There is always a trade-off. A highly tailored solution can fit your business closely, but it requires testing, documentation and ongoing maintenance. A plugin may be cheaper and quicker, but it can limit how far you can adapt the customer journey. The best answer depends on the value of the problem being solved, not a preference for custom code or off-the-shelf tools.

Security and performance also need to be part of the conversation from the start. Features that handle account data, payments, pricing or large product catalogues need sensible access controls and testing. A slow configurator or an unreliable stock feed can undo the benefit of an otherwise strong website.

Measure the commercial result

Custom development is easier to justify when it is measured against the outcome it was designed to produce. Depending on the feature, that could be conversion rate, average order value, repeat purchase rate, quote-to-order rate, order processing time, support requests or returns caused by incorrect orders.

Capture a baseline before work begins where possible. If trade customers currently place orders by phone, count the time involved and the number of mistakes or follow-up questions. If buyers drop out at checkout, identify the page and device type where it happens. This makes it possible to judge whether the investment is paying back rather than relying on a general feeling that the site is improved.
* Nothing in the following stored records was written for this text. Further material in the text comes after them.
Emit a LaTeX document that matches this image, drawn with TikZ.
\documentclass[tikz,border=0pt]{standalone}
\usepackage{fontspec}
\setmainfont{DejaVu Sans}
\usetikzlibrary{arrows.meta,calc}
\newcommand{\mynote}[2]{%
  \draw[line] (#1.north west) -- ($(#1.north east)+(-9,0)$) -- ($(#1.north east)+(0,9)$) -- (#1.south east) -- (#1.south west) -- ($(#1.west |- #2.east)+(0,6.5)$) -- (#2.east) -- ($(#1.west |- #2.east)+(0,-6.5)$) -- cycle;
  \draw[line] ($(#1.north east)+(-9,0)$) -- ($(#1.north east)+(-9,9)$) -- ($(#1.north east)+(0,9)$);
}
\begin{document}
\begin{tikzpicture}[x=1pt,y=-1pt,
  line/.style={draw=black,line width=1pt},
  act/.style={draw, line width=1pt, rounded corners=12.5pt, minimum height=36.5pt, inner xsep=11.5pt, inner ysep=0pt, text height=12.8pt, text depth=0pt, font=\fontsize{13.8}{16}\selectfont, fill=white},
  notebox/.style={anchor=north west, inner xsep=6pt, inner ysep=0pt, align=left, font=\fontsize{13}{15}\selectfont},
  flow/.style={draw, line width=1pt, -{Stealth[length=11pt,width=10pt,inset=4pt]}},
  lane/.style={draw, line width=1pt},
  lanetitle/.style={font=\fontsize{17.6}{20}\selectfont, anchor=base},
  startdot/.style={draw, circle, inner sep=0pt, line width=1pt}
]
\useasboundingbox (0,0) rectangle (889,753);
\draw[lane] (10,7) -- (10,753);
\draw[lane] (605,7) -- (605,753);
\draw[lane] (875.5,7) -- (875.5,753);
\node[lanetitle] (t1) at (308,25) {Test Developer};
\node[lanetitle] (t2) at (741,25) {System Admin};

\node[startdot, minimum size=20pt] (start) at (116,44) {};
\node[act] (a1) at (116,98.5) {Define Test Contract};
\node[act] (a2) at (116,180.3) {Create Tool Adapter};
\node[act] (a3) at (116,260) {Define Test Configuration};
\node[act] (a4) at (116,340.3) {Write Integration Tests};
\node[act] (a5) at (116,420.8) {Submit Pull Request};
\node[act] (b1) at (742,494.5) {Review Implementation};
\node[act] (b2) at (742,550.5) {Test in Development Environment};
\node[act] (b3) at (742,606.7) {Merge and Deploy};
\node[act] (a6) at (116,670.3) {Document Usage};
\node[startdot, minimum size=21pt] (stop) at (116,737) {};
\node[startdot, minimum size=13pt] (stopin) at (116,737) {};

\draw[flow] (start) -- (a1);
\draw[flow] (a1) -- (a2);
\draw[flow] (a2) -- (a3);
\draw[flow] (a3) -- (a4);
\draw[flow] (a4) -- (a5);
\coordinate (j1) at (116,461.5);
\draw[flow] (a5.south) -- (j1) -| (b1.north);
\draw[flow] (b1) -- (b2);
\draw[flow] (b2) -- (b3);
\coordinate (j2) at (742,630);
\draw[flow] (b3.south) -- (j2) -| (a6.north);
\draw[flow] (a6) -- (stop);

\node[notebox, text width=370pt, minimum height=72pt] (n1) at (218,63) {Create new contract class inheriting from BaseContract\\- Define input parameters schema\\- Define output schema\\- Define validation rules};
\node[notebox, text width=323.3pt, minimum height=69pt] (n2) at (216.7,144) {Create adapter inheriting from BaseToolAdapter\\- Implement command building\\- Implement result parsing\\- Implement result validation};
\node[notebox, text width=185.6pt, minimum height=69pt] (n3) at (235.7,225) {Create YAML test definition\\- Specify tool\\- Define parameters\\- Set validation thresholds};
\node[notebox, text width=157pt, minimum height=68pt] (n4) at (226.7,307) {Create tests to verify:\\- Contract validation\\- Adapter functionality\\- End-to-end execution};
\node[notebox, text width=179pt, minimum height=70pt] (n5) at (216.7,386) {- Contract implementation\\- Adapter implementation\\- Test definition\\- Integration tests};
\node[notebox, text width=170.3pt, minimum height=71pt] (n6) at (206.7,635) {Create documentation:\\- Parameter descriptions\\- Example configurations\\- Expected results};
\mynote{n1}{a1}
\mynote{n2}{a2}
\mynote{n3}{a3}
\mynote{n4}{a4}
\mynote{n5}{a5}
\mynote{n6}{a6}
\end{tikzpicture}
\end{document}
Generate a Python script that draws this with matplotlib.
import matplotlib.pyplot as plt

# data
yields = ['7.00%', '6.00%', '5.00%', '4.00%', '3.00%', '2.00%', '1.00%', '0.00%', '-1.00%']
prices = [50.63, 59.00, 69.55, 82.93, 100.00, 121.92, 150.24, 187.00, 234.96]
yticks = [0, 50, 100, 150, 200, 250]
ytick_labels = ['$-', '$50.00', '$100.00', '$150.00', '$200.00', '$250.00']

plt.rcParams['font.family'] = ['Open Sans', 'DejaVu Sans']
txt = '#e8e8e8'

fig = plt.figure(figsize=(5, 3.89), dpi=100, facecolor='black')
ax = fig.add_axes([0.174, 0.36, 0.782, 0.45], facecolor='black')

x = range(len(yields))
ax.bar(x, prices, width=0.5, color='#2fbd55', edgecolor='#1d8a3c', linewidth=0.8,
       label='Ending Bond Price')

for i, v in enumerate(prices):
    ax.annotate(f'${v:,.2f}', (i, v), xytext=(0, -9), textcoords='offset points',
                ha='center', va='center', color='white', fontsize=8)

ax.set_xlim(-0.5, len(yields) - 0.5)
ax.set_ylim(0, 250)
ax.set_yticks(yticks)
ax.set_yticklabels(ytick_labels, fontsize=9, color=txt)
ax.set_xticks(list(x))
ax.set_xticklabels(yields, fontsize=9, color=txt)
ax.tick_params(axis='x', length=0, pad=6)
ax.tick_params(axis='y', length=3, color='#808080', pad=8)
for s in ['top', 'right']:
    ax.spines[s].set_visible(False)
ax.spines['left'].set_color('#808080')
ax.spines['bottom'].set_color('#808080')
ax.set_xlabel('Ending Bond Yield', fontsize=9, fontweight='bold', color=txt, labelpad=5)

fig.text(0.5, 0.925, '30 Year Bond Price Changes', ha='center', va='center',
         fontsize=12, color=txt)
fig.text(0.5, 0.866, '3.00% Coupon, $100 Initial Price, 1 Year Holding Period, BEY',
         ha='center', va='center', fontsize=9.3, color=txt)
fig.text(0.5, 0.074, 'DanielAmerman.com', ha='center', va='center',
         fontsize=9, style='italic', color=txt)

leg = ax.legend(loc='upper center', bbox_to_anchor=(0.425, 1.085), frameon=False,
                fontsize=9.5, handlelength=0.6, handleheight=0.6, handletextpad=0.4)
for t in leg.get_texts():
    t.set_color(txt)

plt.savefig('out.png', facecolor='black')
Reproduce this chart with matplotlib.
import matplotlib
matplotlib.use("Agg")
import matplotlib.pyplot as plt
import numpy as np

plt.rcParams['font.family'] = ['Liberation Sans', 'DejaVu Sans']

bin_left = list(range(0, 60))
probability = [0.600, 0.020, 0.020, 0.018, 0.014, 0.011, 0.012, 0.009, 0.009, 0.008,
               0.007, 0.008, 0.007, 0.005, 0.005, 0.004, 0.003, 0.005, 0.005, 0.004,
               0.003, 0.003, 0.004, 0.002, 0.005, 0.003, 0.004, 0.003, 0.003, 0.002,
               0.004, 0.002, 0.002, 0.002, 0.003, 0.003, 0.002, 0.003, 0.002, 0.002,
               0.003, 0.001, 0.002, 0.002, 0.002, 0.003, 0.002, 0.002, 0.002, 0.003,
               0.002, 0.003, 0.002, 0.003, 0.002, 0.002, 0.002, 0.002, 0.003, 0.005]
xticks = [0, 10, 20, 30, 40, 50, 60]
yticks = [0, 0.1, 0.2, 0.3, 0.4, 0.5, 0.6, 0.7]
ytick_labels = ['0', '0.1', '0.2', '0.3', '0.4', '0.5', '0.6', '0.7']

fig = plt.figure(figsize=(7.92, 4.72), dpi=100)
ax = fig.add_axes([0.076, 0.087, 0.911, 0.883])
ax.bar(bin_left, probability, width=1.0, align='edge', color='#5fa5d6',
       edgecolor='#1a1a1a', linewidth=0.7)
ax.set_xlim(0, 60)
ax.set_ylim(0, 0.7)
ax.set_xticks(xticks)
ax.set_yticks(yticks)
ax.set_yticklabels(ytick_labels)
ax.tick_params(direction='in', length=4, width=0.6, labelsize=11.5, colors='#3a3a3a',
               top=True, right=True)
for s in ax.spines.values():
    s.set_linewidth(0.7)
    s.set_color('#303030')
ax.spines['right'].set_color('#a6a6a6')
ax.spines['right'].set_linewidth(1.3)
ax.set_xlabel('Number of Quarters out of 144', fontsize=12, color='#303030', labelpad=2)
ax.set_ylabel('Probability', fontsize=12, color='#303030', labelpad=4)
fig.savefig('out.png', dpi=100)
It is also worth reviewing the feature after launch. Real customers do not always behave as expected, and small refinements can have a bigger impact than another major rebuild. Website development works best as part of ongoing growth work, alongside SEO, paid traffic and conversion improvements, rather than as a one-off technical project.

The most useful question is not ‘what can our ecommerce website do?’. It is ‘what would make it easier and more profitable for the right customer to buy from us?’. Start there, build only what supports the answer, and your website becomes a more capable part of the business rather than another system your team has to work around.